Got it. Will ignore scene recognizer

jeffbl commented 2 years ago

https://en.wikipedia.org/wiki/Cooking#/media/File:Agdz-rosino-05.jpg This picture of an attic contains 2 oranges 5 bowls 1 dining table and 1 person. EXPECT: No oranges, but finds more kitchen items, e.g., skewers, eggs, kettle, food cans...

after #209 20211213: This picture contains 5 bowls 3 cups 2 oranges 1 spoon 1 dining table and 1 person.

after testing on a bigger model(yolov5s6): 4 bowls, 3 cups, 2 oranges, a spoon, a dining table, and a person.

csail-semantic segmentation output(current model): wall, floor, ceiling, person, table mseg:'ceiling', 'food_other', 'table', 'counter_other', 'bottle', 'cup', 'bowl', 'person', 'paper', 'wall'

output of mseg Screen Shot 2022-03-26 at 12 37 54 PM

jeffbl commented 2 years ago

https://creativecommons.org/2016/08/02/open_building_institute/kitchen/ This picture of an alcove contains 6 apples 2 chairs 1 orange 1 book and 1 bottle.
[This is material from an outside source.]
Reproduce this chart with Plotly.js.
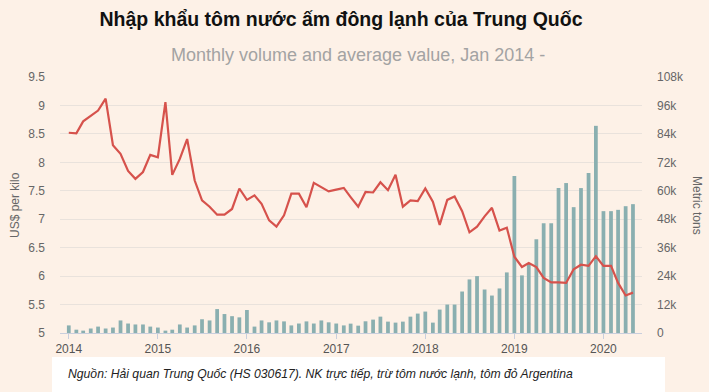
<!DOCTYPE html>
<html>
<head>
<meta charset="utf-8">
<script src="https://cdn.plot.ly/plotly-3.0.1.min.js"></script>
<style>html,body{margin:0;padding:0;background:#fdf1e7;}#chart{width:709px;height:392px;}</style>
</head>
<body>
<div id="chart"></div>
<script>
// Months Jan 2014 - May 2020
const startYear = 2014, monthCount = 77;
const months = [];
for (let i = 0; i < monthCount; i++) {
  const y = startYear + Math.floor(i / 12), m = (i % 12) + 1;
  months.push(y + '-' + (m < 10 ? '0' + m : m) + '-01');
}

// Average value, US$ per kilo
const priceUSD = [
  8.52, 8.51, 8.72, 8.82, 8.91, 9.12, 8.30, 8.15, 7.85, 7.71, 7.83, 8.13,
  8.09, 9.06, 7.78, 8.06, 8.41, 7.68, 7.33, 7.22, 7.08, 7.08, 7.18, 7.54,
  7.34, 7.42, 7.27, 6.98, 6.87, 7.07, 7.45, 7.45, 7.21, 7.64, 7.57, 7.49,
  7.52, 7.55, 7.39, 7.22, 7.48, 7.47, 7.65, 7.51, 7.78, 7.22, 7.33, 7.32,
  7.54, 7.31, 6.90, 7.34, 7.40, 7.14, 6.77, 6.87, 7.05, 7.20, 6.80, 6.85,
  6.34, 6.16, 6.23, 6.16, 5.97, 5.89, 5.89, 5.88, 6.12, 6.20, 6.18, 6.35,
  6.18, 6.18, 5.88, 5.66, 5.71
];

// Monthly volume, metric tons
const volumeTons = [
  3200, 1400, 1000, 1900, 2700, 1900, 2300, 5300, 4000, 3600, 3600, 2700,
  2300, 1000, 1400, 3600, 2300, 3200, 5800, 5300, 10100, 8000, 7100, 6600,
  9700, 2700, 5300, 4500, 5300, 4900, 3200, 4000, 4900, 4000, 5300, 4500,
  4000, 3200, 3950, 3100, 4940, 5650, 6900, 4800, 4380, 4800, 6900, 8190,
  9040, 4380, 9880, 12000, 12000, 17500, 22600, 24000, 18350, 15800, 18800, 25560,
  66200, 24300, 29370, 39540, 46300, 46300, 61140, 63260, 53090, 61140, 67500, 87400,
  51400, 51400, 51960, 53500, 54360
];

const leftTicks = [5, 5.5, 6, 6.5, 7, 7.5, 8, 8.5, 9, 9.5];
const rightTicks = [0, 12000, 24000, 36000, 48000, 60000, 72000, 84000, 96000, 108000];
const rightTickText = ['0', '12k', '24k', '36k', '48k', '60k', '72k', '84k', '96k', '108k'];

const titleText = 'Nhập khẩu tôm nước ấm đông lạnh của Trung Quốc';
const subtitleText = 'Monthly volume and average value, Jan 2014 -';
const sourceText = 'Nguồn: Hải quan Trung Quốc (HS 030617). NK trực tiếp, trừ tôm nước lạnh, tôm đỏ Argentina';

const FONT = 'Liberation Sans, Arial, sans-serif';
const BG = '#fdf1e7';

const traces = [
  {
    type: 'bar', x: months, y: volumeTons, yaxis: 'y',
    marker: {color: '#8aafb0'}, hoverinfo: 'x+y'
  },
  {
    type: 'scatter', mode: 'lines', x: months, y: priceUSD, yaxis: 'y2',
    line: {color: '#d6524c', width: 2.2}, hoverinfo: 'x+y'
  }
];

const layout = {
  width: 709, height: 392,
  paper_bgcolor: BG, plot_bgcolor: BG,
  margin: {l: 60, r: 67, t: 77, b: 59, pad: 0},
  showlegend: false,
  bargap: 0.45,
  font: {family: FONT, color: '#666', size: 12},
  title: {
    text: '<b>' + titleText + '</b>',
    x: 341 / 709, xref: 'container', xanchor: 'center',
    y: 1 - 19 / 392, yref: 'container', yanchor: 'middle',
    font: {family: FONT, size: 19.5, color: '#111'}
  },
  xaxis: {
    type: 'date',
    range: ['2013-11-26', '2020-06-07'],
    dtick: 'M12', tick0: '2014-01-01', tickformat: '%Y',
    ticks: 'outside', ticklen: 5, tickcolor: '#c9cfdd',
    showline: true, linecolor: '#c9cfdd', linewidth: 1,
    showgrid: false, zeroline: false,
    tickfont: {size: 12, color: '#555'}
  },
  yaxis: {
    side: 'right', range: [0, 108000],
    tickvals: rightTicks, ticktext: rightTickText,
    showgrid: true, gridcolor: '#e9e2dc', zeroline: false,
    ticks: '', ticklabelstandoff: 14,
    tickfont: {size: 12, color: '#666'}
  },
  yaxis2: {
    side: 'left', overlaying: 'y', range: [5, 9.5],
    tickvals: leftTicks,
    showgrid: false, zeroline: false, ticks: '',
    ticklabelstandoff: 14,
    tickfont: {size: 12, color: '#666'}
  },
  shapes: [
    {type: 'rect', xref: 'paper', yref: 'paper',
     x0: (52 - 60) / 582, x1: (665 - 60) / 582,
     y0: (333 - 400) / 256, y1: (333 - 357) / 256,
     fillcolor: '#ffffff', line: {width: 0}, layer: 'below'}
  ],
  annotations: [
    {text: subtitleText, xref: 'paper', yref: 'paper',
     x: (358 - 60) / 582, y: (333 - 55) / 256, xanchor: 'center', yanchor: 'middle',
     showarrow: false, font: {family: FONT, size: 18, color: '#a3a3a3'}},
    {text: 'US$ per kilo', xref: 'paper', yref: 'paper',
     x: (15 - 60) / 582, y: 0.5, xanchor: 'center', yanchor: 'middle', textangle: -90,
     showarrow: false, font: {family: FONT, size: 12, color: '#666'}},
    {text: 'Metric tons', xref: 'paper', yref: 'paper',
     x: (697 - 60) / 582, y: 0.5, xanchor: 'center', yanchor: 'middle', textangle: 90,
     showarrow: false, font: {family: FONT, size: 12, color: '#666'}},
    {text: '<i>' + sourceText + '</i>', xref: 'paper', yref: 'paper',
     x: (66 - 60) / 582, y: (333 - 374) / 256, xanchor: 'left', yanchor: 'middle',
     showarrow: false, font: {family: FONT, size: 12.2, color: '#222'}}
  ]
};

Plotly.newPlot('chart', traces, layout, {displayModeBar: false, staticPlot: true});
</script>
</body>
</html>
Expect: No oranges (what is it with oranges, when there is nothing the color orange in the pictures?), no apples, yes eggs, there are like 100 books, not just one. Bottle is so-so. Does not find tables.

after #209 20211213: This indoor picture contains 2 dining tables 5 books 3 chairs and 1 bottle.

after testing on a bigger model(yolov5s6): 7 books, 2 dining tables, 3 chairs, a couch, and a bottle.

csail-semantic segmentation output(current model): wall, floor, table, book, shelf mseg: 'ceiling', 'floor', 'apple', 'chair_other', 'armchair', 'couch', 'table', 'basket', 'bookshelf', 'door', 'shelf', 'book', 'bottle', 'cup', 'bowl', 'person', 'sports_ball', 'pillow', 'wall' Screen Shot 2022-03-26 at 12 26 44 PM

jeffbl commented 2 years ago

https://unsplash.com/photos/bT3dHRFAREA This picture of a plaza contains 8 people and 1 traffic light. EXPECT: Flags, people count is off (maybe we should say "about" or since it seems to undercount, "at least"?)

after #209 20211213: This picture contains 3 handbags 11 people and 2 traffic lights. after testing on a bigger model(yolov5s6): 11 people, 2 traffic lights, and a handbag.

csail-semantic segmentation output(current model): person, floor, building, sky, tree mseg: 'building', 'road', 'person', 'sky', 'vegetation'

output for mseg Screen Shot 2022-03-26 at 12 27 43 PM

jeffbl commented 2 years ago

https://creativecommons.org/2016/08/02/open_building_institute/modular-house/ This picture of a campsite contains 8 people and 1 surfboard. EXPECT: Construction site, board (not a surfboard). Ladder? Hardhats? Bricks?

after #209 20211213: This outdoor picture contains 7 people.

after testing on a bigger model(yolov5s6): 7 people

csail-semantic segmentation output(current model): wall, person, floor, sky ,tree mseg: building,floor,chair_other,armchair, table, stairs, sidewalk_pavement, terrain, person, bench, sky, baseball_bat, skateboard, vegetation, airplane, wall

output for mseg Screen Shot 2022-03-26 at 12 28 45 PM

jeffbl commented 2 years ago

https://api.creativecommons.engineering/v1/thumbs/aad5765c-a8a0-4d16-8dfa-d9f8c3e69155 This picture of a restaurant kitchen contains 4 chairs 2 refrigerators 2 ovens 2 microwaves 1 vase 1 bottle 1 remote 1 clock and 1 dining table. EXPECT: Finds multiples of appliances (maybe toaster oven and dishwasher are confusing?) I only see (and hear in the rendering) three chairs, not 4. I don't see any refrigerator. Others very good: remote, table, clock.

after testing on a bigger model(yolov5s6): the link is no longer valid

jeffbl commented 2 years ago

https://search.creativecommons.org/photos/ca32bd72-5e2b-4949-b641-8a9a13a1b6ad This picture of a restaurant kitchen contains 2 ovens 1 sink and 1 refrigerator. EXPECT: one oven, one dishwasher (yes, dishwashers look like ovens...) Would be nice to hear about cabinets or handles.

after #209 20211213: This indoor picture contains 2 ovens 1 sink and 1 refrigerator.

csail-semantic segmentation output(current model): request not getting sent to server

rohanakut commented 2 years ago

https://www.istockphoto.com/photo/new-york-city-asphalt-road-on-busy-intersection-streets-with-car-traffic-at-daytime-gm1133502463-300855877

after #209 : 4 people, 2 cars, 2 trucks, a bicycle, and a traffic light.

after testing on a bigger model(yolov5s6): 4 people, 2 cars, 2 trucks, a bicycle, and a traffic light.

csail-semantic segmentation output(current model): building, road mseg: 'building', 'road', 'sidewalk_pavement', 'person', 'sky', 'car', 'truck'

output for mseg Screen Shot 2022-03-26 at 12 30 04 PM

jeffbl commented 1 year ago

I am closing this as the last updates are from a year ago, and are likely no longer relevant.